In 2016, Cooperstown, NY decided to move its pension money to a State Street S&P fund that excluded coal, oil, and gas producers:
The result was a sustainable investing debate that now seems a bit blurry.
One side said the new investing philosophy would save humanity. The opposing group believed their fiduciary duty is the highest return. On one side we had the planet. On the other, the well-being of the Cooperstown police and firefighters.
Actually though, the dividing line is not quite that clear.
Investors have begun to look at the upside of sustainable investing. But not because it does good by supporting companies that preserve the environment. Their reasons do not focus on cutting emissions and boosting corporate ethics.
Instead, they say the value of an investment will decline because firms will have to pay for the cost of their behavior. Tobacco companies have lower profits because they need to offset the harm from nicotine. Industrial firms will have the expense of cleaning up the pollution they create.
When profits fall, so too can share prices. Previously attractive investments will lose their glamour.

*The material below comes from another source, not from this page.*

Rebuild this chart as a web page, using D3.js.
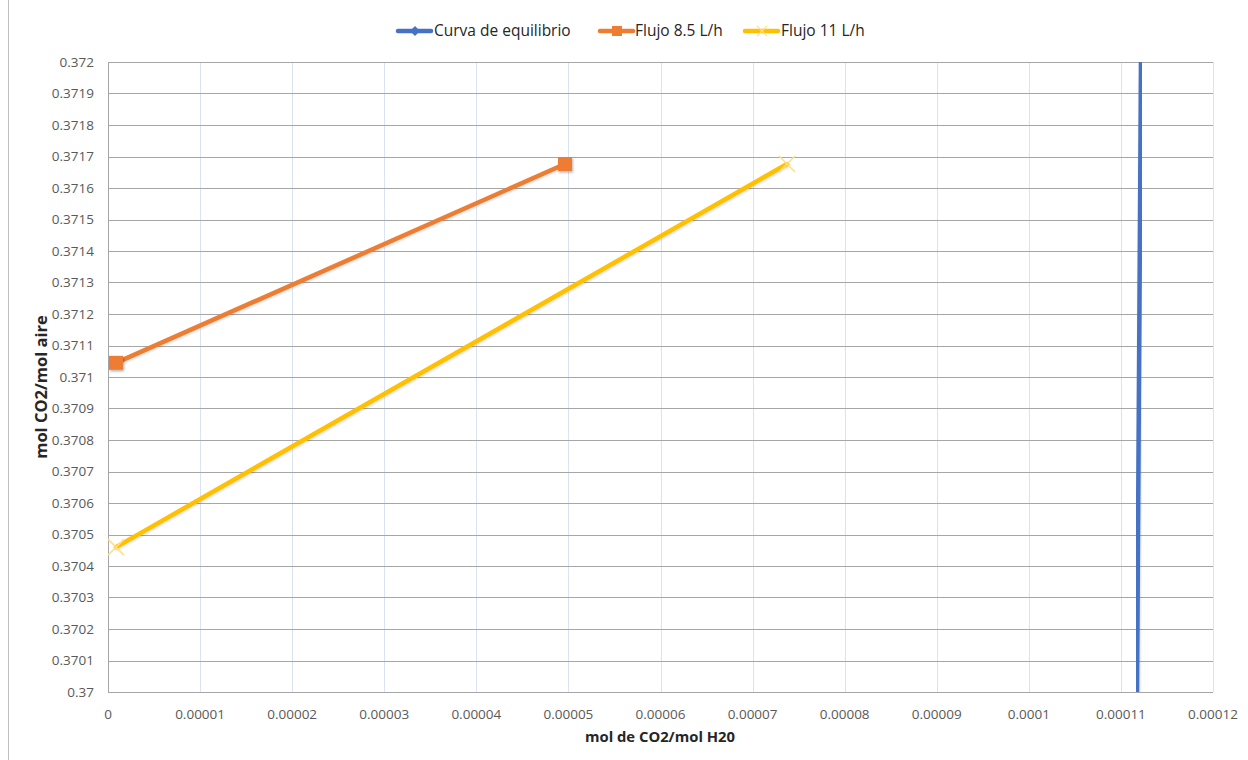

This all means that sustainable investing might be about more than preserving the planet. It can also be about preserving profits.
One British fund manager showed us which firms’ value would suffer from ignoring sustainability. Below you can see that for tobacco and aerospace/defense, negative social value will hugely depress market value:
Our Bottom Line: Negative Externalities
Companies create negative externalities when they pollute the air or sell unhealthy products. As a result, society bears the cost of their behavior until they have to clean it up. But then, production becomes more expensive and supply decreases.
Seeing supply decrease, the sustainable investors in Cooperstown might say, “We too can elevate our return.” (But I could not be sure. Nowhere could I find an update on the village’s investing.)